On June 24th, I was honored to be part of the TorCHI program and talk about information architecture on ibm.com. The talk was entitled There is a story behind every link:
Ever wonder how a large corporate web site navigation system is designed, and how it evolves over time? How certain links find their way to the corporate home page, while other ones do not? How major changes in the corporation's business affect the web site navigation? And how the IA of the corporate web site can give clues about how well the business is doing?
If so, then join Keith Instone as he tells stories about the information architecture of ibm.com. Example stories may include:
- The evolution of sitewide navigation categories like "solutions" and "services"
- Worldwide information architecture challenges
- The cultural shifts required to do something as (theoretically) simple as adding a "sign in" link to the masthead
- Tracking the evolution of a single web page as it signals fundamental shifts in how the business is operating "behind the scenes"
- The effect of selling off a key division of the company on the navigation system
- Balancing the strategic goals while handling day-to-day requests for changes to the navigation
- Techniques for dealing with executive home page link requests
The stories Keith tells will be in part determined by what you want to hear. Come prepared to select some high level links on ibm.com and see if Keith has any interesting stories to tell about them.
I prepared about 100 slides of possible things we could talk about, but, by design, the session was driven by what the audience wanted to talk about. Here is my (incomplete) list of what we covered:
- Sign in / register, country location in the masthead today (logic for placement today, and in the future)

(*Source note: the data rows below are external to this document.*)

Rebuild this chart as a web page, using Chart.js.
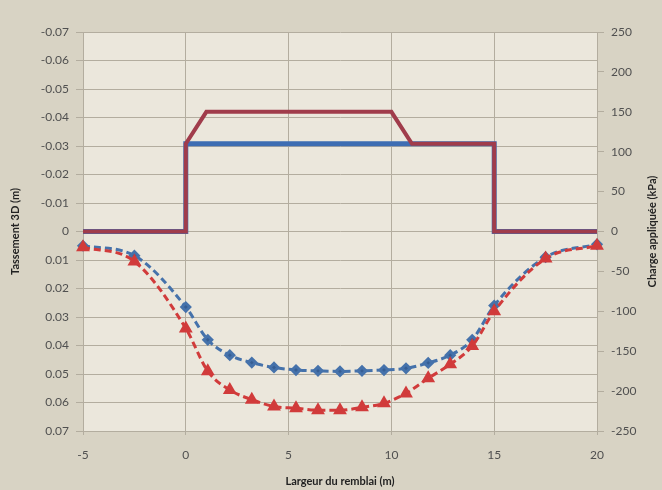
<!DOCTYPE html>
<html>
<head>
<meta charset="utf-8">
<script src="https://cdn.jsdelivr.net/npm/chart.js@4.4.0/dist/chart.umd.min.js"></script>
<style>
  html, body { margin: 0; padding: 0; background: #d8d3c4; }
  #wrap { width: 662px; height: 490px; }
</style>
</head>
<body>
<div id="wrap"><canvas id="tassement"></canvas></div>
<script>
// positions le long du remblai (m)
const xPoints = [-5, -2.5, 0, 1.07, 2.14, 3.21, 4.29, 5.36, 6.43, 7.5, 8.57, 9.64, 10.71, 11.79, 12.86, 13.93, 15, 17.5, 20];
const tassementBleu = [0.005, 0.0085, 0.0265, 0.038, 0.0434, 0.046, 0.0477, 0.0486, 0.0489, 0.0491, 0.0489, 0.0486, 0.048, 0.0461, 0.0434, 0.038, 0.026, 0.009, 0.0045];
const tassementRouge = [0.0055, 0.0105, 0.034, 0.049, 0.0556, 0.059, 0.0614, 0.062, 0.0627, 0.0627, 0.0617, 0.0603, 0.0568, 0.0515, 0.0466, 0.0402, 0.028, 0.0095, 0.005];

// charges appliquées (kPa)
const chargeBleueX = [-5, 0, 0, 15, 15, 20];
const chargeBleueY = [0, 0, 110, 110, 0, 0];
const chargeRougeX = [-5, 0, 0, 1, 10, 11, 15, 15, 20];
const chargeRougeY = [0, 0, 110, 150, 150, 110, 110, 0, 0];

const titreDroite = 'Charge appliquée (kPa)';

const tickColor = '#505050';
const gridColor = '#b3ad9f';

function toPoints(xs, ys) {
    return xs.map(function (x, i) { return { x: x, y: ys[i] }; });
}

const fondZone = {
    id: 'fondZone',
    beforeDraw: function (chart) {
        const ctx = chart.ctx;
        const a = chart.chartArea;
        ctx.save();
        ctx.fillStyle = '#d8d3c4';
        ctx.fillRect(0, 0, chart.width, chart.height);
        ctx.fillStyle = '#ebe7dc';
        ctx.fillRect(a.left, a.top, a.right - a.left, a.bottom - a.top);
        ctx.restore();
    },
    // titre de l'axe droit, lu de bas en haut comme dans Excel
    afterDraw: function (chart) {
        const ctx = chart.ctx;
        const a = chart.chartArea;
        ctx.save();
        ctx.translate(652, (a.top + a.bottom) / 2);
        ctx.rotate(-Math.PI / 2);
        ctx.font = 'bold 11px Lato';
        ctx.fillStyle = '#222';
        ctx.textAlign = 'center';
        ctx.textBaseline = 'middle';
        ctx.fillText(titreDroite, 0, 0);
        ctx.restore();
    }
};

const config = {
    type: 'line',
    data: {
        datasets: [
            {
                label: 'Tassement 3D',
                data: toPoints(xPoints, tassementRouge),
                yAxisID: 'y',
                borderColor: '#d13b3b',
                backgroundColor: '#d13b3b',
                borderWidth: 3,
                borderDash: [7, 4],
                pointStyle: 'triangle',
                pointRadius: 5,
                cubicInterpolationMode: 'monotone',
                clip: false,
                order: 0
            },
            {
                label: 'Tassement 3D (bleu)',
                data: toPoints(xPoints, tassementBleu),
                yAxisID: 'y',
                borderColor: '#4572ab',
                backgroundColor: '#365e94',
                borderWidth: 3,
                borderDash: [7, 4],
                pointStyle: 'rectRot',
                pointRadius: 4,
                cubicInterpolationMode: 'monotone',
                clip: false,
                order: 1
            },
            {
                label: 'Charge rouge',
                data: toPoints(chargeRougeX, chargeRougeY),
                yAxisID: 'y2',
                borderColor: '#a03c4b',
                borderWidth: 4,
                pointRadius: 0,
                tension: 0,
                order: 2
            },
            {
                label: 'Charge bleue',
                data: toPoints(chargeBleueX, chargeBleueY),
                yAxisID: 'y2',
                borderColor: '#3d6db3',
                borderWidth: 5,
                pointRadius: 0,
                tension: 0,
                order: 3
            }
        ]
    },
    options: {
        responsive: true,
        maintainAspectRatio: false,
        animation: false,
        layout: {
            padding: { top: 32, left: 0, right: 0, bottom: 0 }
        },
        scales: {
            x: {
                type: 'linear',
                min: -5,
                max: 20,
                ticks: {
                    stepSize: 5,
                    color: tickColor,
                    font: { family: 'Lato', size: 12 },
                    padding: 13
                },
                grid: { color: gridColor, tickLength: 4 },
                border: { color: gridColor },
                title: {
                    display: true,
                    text: 'Largeur du remblai (m)',
                    color: '#222',
                    font: { family: 'Lato', size: 11, weight: 'bold' },
                    padding: { top: 0, bottom: 2 }
                },
                afterFit: function (scale) { scale.height = 59; }
            },
            y: {
                type: 'linear',
                position: 'left',
                reverse: true,
                min: -0.07,
                max: 0.07,
                ticks: {
                    stepSize: 0.01,
                    maxTicksLimit: 20,
                    color: tickColor,
                    font: { family: 'Lato', size: 12 },
                    padding: 7,
                    callback: function (v) {
                        return Math.abs(v) < 1e-9 ? '0' : v.toFixed(2);
                    }
                },
                grid: { color: gridColor, tickLength: 7 },
                border: { color: gridColor },
                title: {
                    display: true,
                    text: 'Tassement 3D (m)',
                    color: '#222',
                    font: { family: 'Lato', size: 11, weight: 'bold' },
                    padding: { top: 9, bottom: 0 }
                },
                afterFit: function (scale) { scale.width = 83; }
            },
            y2: {
                type: 'linear',
                position: 'right',
                min: -250,
                max: 250,
                ticks: {
                    stepSize: 50,
                    color: tickColor,
                    font: { family: 'Lato', size: 12 },
                    padding: 7
                },
                grid: { drawOnChartArea: false, color: gridColor, tickLength: 7 },
                border: { color: gridColor },
                title: { display: false },
                afterFit: function (scale) { scale.width = 65; }
            }
        },
        plugins: {
            legend: { display: false },
            tooltip: { enabled: false }
        }
    },
    plugins: [fondZone]
};

const chart = new Chart(document.getElementById('tassement'), config);
</script>
</body>
</html>
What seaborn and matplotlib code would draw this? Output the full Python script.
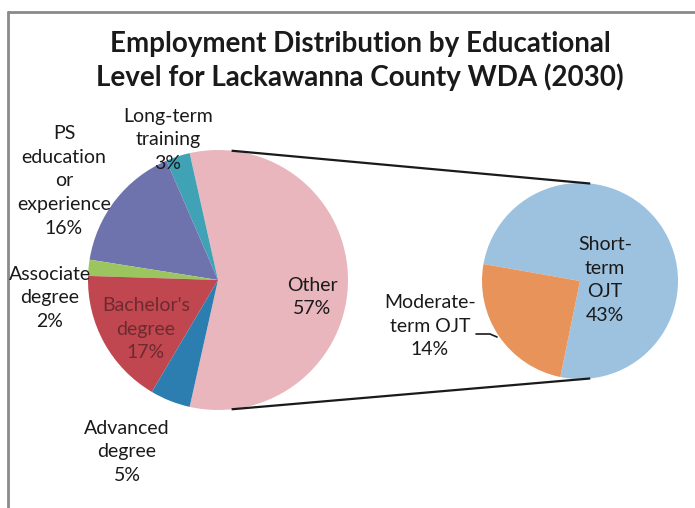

- Who owns what, how to manage the millions of pages
- Solutions, services, products and corporate strategy over the years
- Masthead sign in challenges and compromises
- My IBM: use as anonymous user, gateway to various applications
- Who does the 3 prongs of user feedback: User research studies, analytics, qualitative user feedback
- Search challenges: technology/budget, tagging, UI (easiest of the 3)
- User-generated content (silos likely initially, integrated over time)
- Accessibility challenges overall, why the link in the footer
- Role based navigation (home page Learn about tab), task based navigation
- Standards for page design ("what we offer" module as an example)
- Content management, sharing, the "4th tab owners" of a solution page
- Tactical, medium-term, long-term planning for changes (add 1 link now, work with groups for better tactical changes later, save some things for a big, strategic redesign)
As it happens with these things, you really had to be there to get any value out of my artifacts from the talk. For those of you who were there, you can download (below) a PDF of screen grabs from some of the parts of ibm.com that we talked about. And I included some of the text slides that I prepared ahead of time that were relevant to what we discussed. I included the "history of the ibm.com masthead categories" slide that several people have asked for.
There are lots more stories to tell: I will have to save them for some other talk.